Football Saved Their Lives

News Feature, Christina Lopez, Posted: Dec 31, 2010
To listen to the audio report click here.

Three boys. One dream.

Kennedy High School football players JaVon Jones, Isaiah McClain and Leonard Waldon have all become star players of their high school football team. But not long ago, they didn’t imagine themselves getting off the streets. Through a series of unexpected circumstances, it was football that brought the boys out of gangs and onto a field of new possibilities.
One of them even hopes to earn a spot to play at the college level.
At 295 pounds, six-and-a-half feet tall, and only 16 years old, Waldon is the youngest player on the Eagles varsity team. The junior tackle is already getting attention from big-name universities like Boise State, the University of Wyoming, and UC Berkeley.

“Football saved my life,” Waldon said. “If I wasn’t in football, I’d probably be somewhere, probably back in jail somewhere.”

Life before football

In the months before Waldon was running down players on the football field, he was running into trouble on the streets.

“We use to rob people and get into fights,” Waldon said about a robbery his gang pulled on the El Norte Bike Trail.
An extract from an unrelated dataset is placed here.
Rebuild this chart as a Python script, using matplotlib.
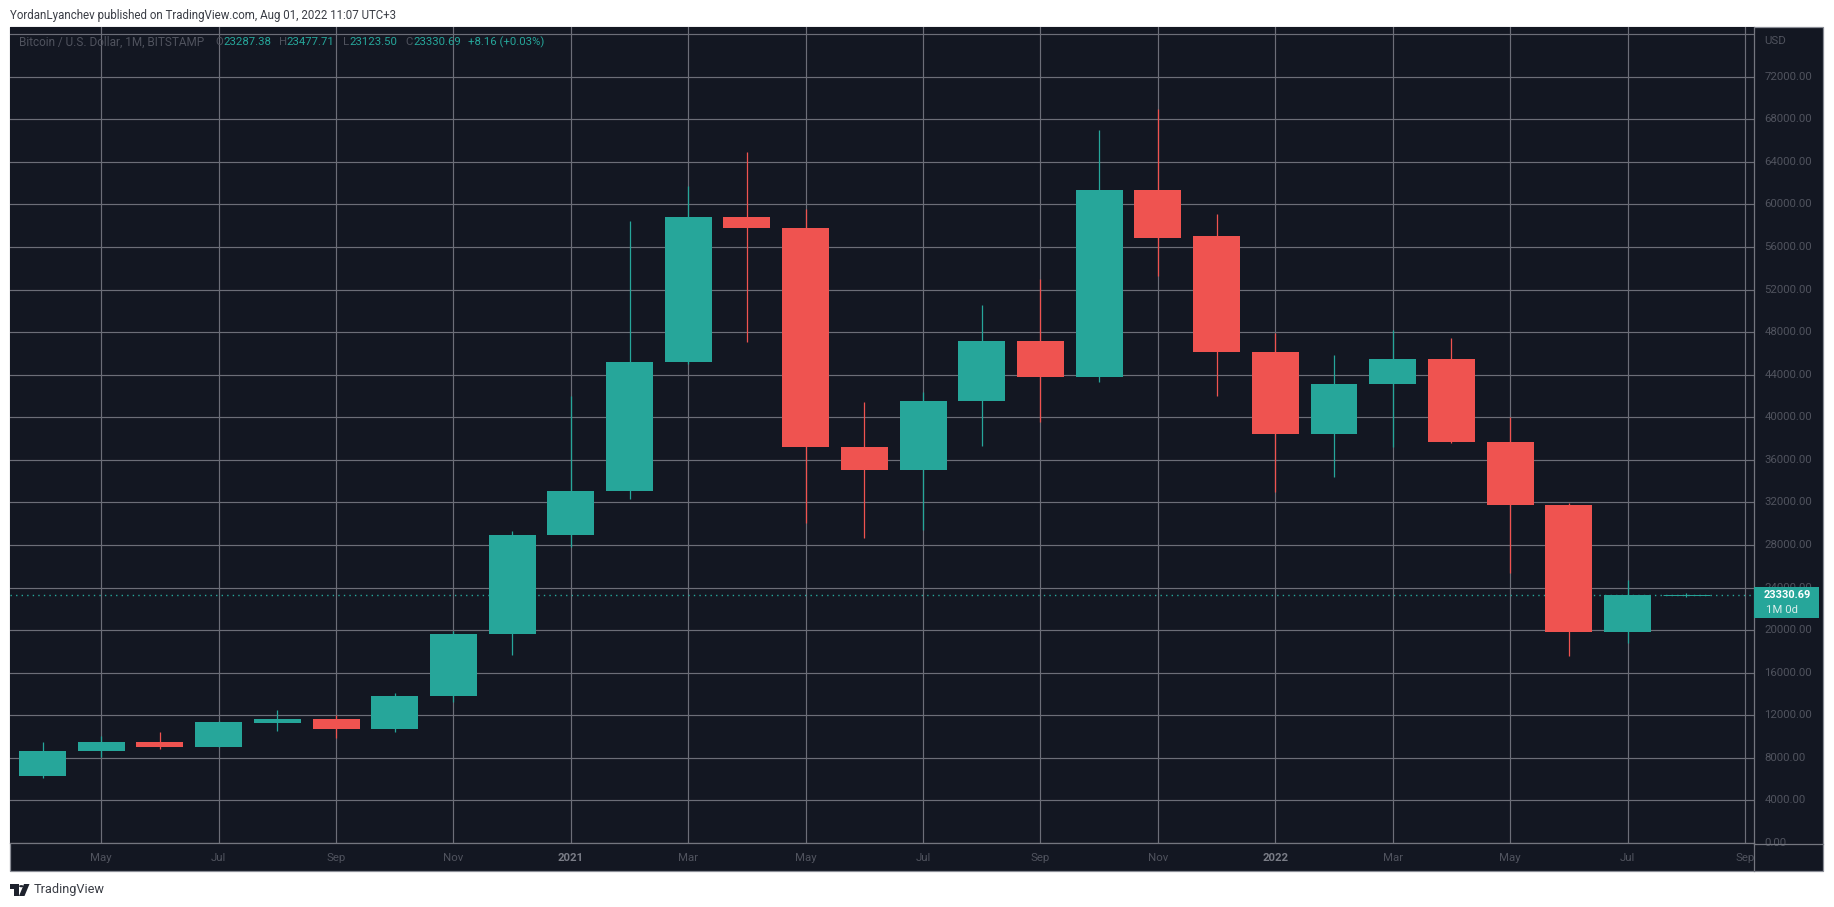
#!/usr/bin/env python3
# Bitcoin monthly candles, TradingView dark theme
import matplotlib
matplotlib.use("Agg")
import matplotlib.pyplot as plt
from matplotlib.patches import Rectangle, Polygon, Circle

W, H = 1834, 907

BG = "#131722"
GRID = "#6c6e78"
DIM = "#50535e"
UP = "#26a69a"
DOWN = "#ef5350"
AXIS_SIZE = 8.2
LEGEND_SIZE = 8.2

# Apr 2020 .. Aug 2022
opens = [6290, 8620, 9484, 9014, 11270, 11645, 10706, 13760, 19650, 28950, 33050, 45240,
         58850, 57800, 37230, 35040, 41530, 47130, 43800, 61370, 57010, 46140, 38430, 43170,
         45480, 37650, 31760, 19850, 23287.38]
closes = [8630, 9484, 9014, 11364, 11645, 10706, 13760, 19650, 28950, 33050, 45240, 58850,
          57800, 37230, 35040, 41530, 47130, 43800, 61370, 56860, 46140, 38430, 43170, 45480,
          37650, 31760, 19850, 23287, 23330.69]
highs = [9484, 10048, 10423, 11450, 12492, 12050, 14090, 19900, 29320, 42000, 58450, 61740,
         64940, 59580, 41400, 42400, 50550, 53000, 67000, 68980, 59100, 47950, 45900, 48200,
         47460, 40000, 31950, 24700, 23477.71]
lows = [6130, 8070, 8826, 8970, 10518, 9860, 10423, 13244, 17660, 27810, 32320, 45000,
        47120, 30080, 28660, 29400, 37330, 39590, 43320, 53300, 41960, 33010, 34350, 37210,
        37590, 25370, 17570, 18820, 23123.50]

time_ticks = [1, 3, 5, 7, 9, 11, 13, 15, 17, 19, 21, 23, 25, 27, 29]
time_labels = ["May", "Jul", "Sep", "Nov", "2021", "Mar", "May", "Jul", "Sep", "Nov", "2022",
               "Mar", "May", "Jul", "Sep"]
price_ticks = list(range(0, 76001, 4000))
last_price = 23330.69

plt.rcParams["font.family"] = ["Roboto", "DejaVu Sans"]


def fx(x):
    return x / W


def fy(y):
    return 1 - y / H


def label(x, y, s, color, size=LEGEND_SIZE, **kw):
    fig.text(fx(x), fy(y), s, color=color, fontsize=size, va="center", ha=kw.pop("ha", "left"), **kw)


fig = plt.figure(figsize=(W / 100, H / 100), dpi=100, facecolor="white")

# outer chart frame
fig.add_artist(Rectangle((fx(10), fy(871)), fx(1813), (871 - 27) / H, transform=fig.transFigure,
                         facecolor=BG, edgecolor="#8a8d96", linewidth=0.9, zorder=-1))

ax = fig.add_axes([fx(10), fy(843.3), fx(1744.3), (843.3 - 27) / H], facecolor=BG)
ax.set_xlim(-0.554, 29.16)
ax.set_ylim(-38, 76680)

for s in ["top", "left"]:
    ax.spines[s].set_visible(False)
for s in ["bottom", "right"]:
    ax.spines[s].set_color("#74767f")
    ax.spines[s].set_linewidth(0.9)

ax.set_xticks(time_ticks)
ax.set_xticklabels(time_labels)
ax.set_yticks(price_ticks)
ax.set_yticklabels([""] * len(price_ticks))
ax.tick_params(axis="both", length=0)
ax.tick_params(axis="x", pad=7, labelsize=AXIS_SIZE, labelcolor=DIM)
for t, s in zip(ax.get_xticklabels(), time_labels):
    if s in ("2021", "2022"):
        t.set_fontweight("bold")
        t.set_color("#7a7d87")
ax.grid(True, color=GRID, linewidth=0.85, zorder=0)
ax.set_axisbelow(True)

ax.axhline(last_price, color=UP, linewidth=1.0, linestyle=(0, (1, 3)), zorder=1.5)

for i in range(len(opens)):
    color = UP if closes[i] >= opens[i] else DOWN
    ax.vlines(i, lows[i], highs[i], color=color, linewidth=0.9, zorder=2.5)
    bottom = min(opens[i], closes[i])
    height = abs(closes[i] - opens[i])
    # very small bodies still need to show as a 1px bar
    edge = 0.7 if height < 100 else 0
    ax.bar(i, height, width=0.8, bottom=bottom, color=color, edgecolor=color, linewidth=edge, zorder=3)

# price scale labels, drawn from the same tick list
for p in price_ticks:
    if p == 76000:
        continue
    ax.annotate(f"{p}.00" if p else "0.00", (1, p), xycoords=("axes fraction", "data"), xytext=(7.2, 0),
                textcoords="offset points", color=DIM, fontsize=AXIS_SIZE, va="center", annotation_clip=False)

label(1764, 41, "USD", DIM, size=AXIS_SIZE)
# right lower corner divider
fig.add_artist(plt.Line2D([fx(1754.3)] * 2, [fy(843), fy(871)], color="#74767f", linewidth=0.9))
fig.add_artist(plt.Line2D([fx(1754.3), fx(1823)], [fy(844)] * 2, color="#74767f", linewidth=0.9))

# last price tag
fig.add_artist(Rectangle((fx(1754), fy(617.7)), fx(65), 30.7 / H, transform=fig.transFigure,
                         facecolor=UP, edgecolor="none", zorder=5))
label(1764, 595, f"{last_price:.2f}", "white", size=7.9, fontweight="bold", zorder=6)
label(1766, 610, "1M 0d", "#d8ecea", size=AXIS_SIZE, zorder=6)

# header and legend
label(10, 15, "YordanLyanchev published on TradingView.com, Aug 01, 2022 11:07 UTC+3", "#3a3d45", size=8.3)
label(18.7, 42, "Bitcoin / U.S. Dollar, 1M, BITSTAMP", DIM, size=8.5)
label(215, 42, "O", DIM)
label(223.5, 42, "23287.38", UP)
label(279, 42, "H", DIM)
label(286.6, 42, "23477.71", UP)
label(343, 42, "L", DIM)
label(349, 42, "23123.50", UP)
label(405, 42, "C", DIM)
label(413, 42, "23330.69", UP)
label(468.5, 42, "+8.16 (+0.03%)", UP)

# TradingView logo
logo = "#1e222d"
def px_poly(points):
    fig.add_artist(Polygon([(fx(x), fy(y)) for x, y in points], closed=True, transform=fig.transFigure,
                           facecolor=logo, edgecolor="none"))
px_poly([(10, 884), (19, 884), (19, 896), (14, 896), (14, 888.5), (10, 888.5)])
px_poly([(24, 884), (29.5, 884), (24.5, 896), (19, 896)])
fig.add_artist(Circle((fx(21.3), fy(886.2)), 2.2 / W, transform=fig.transFigure, facecolor=logo, edgecolor="none"))
label(34, 890, "TradingView", "#3a3d45", size=9.2)

fig.savefig("out.png", dpi=100)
The oversized striped polo shirt he wore outlined his broad frame and emphasized his back and shoulders. Etched into the dark skin on the back of his hands is a tattoo reading “Hot Boyz.” A scar on the inside of his left wrist serves as a constant reminder. When Waldon was 14, a member from an opposing gang stabbed him.

Senior JaVon Jones was hustling by age 12—selling drugs on the street and buying guns with a gang in Fairfield. Jones said he mirrored the examples of his older siblings in San Francisco.

“They wasn’t doing nothing but the wrong thing,” Jones said. “So I followed their footsteps until I started seeing—like I noticed—they start dying off.”

Both Jones and Waldon have spent months in lockup. Jones cycled in and out of jail throughout his first two years of high school. Before Waldon’s 16th birthday, he’d already served three months in jail and 11 months in a juvenile detention center in Martinez.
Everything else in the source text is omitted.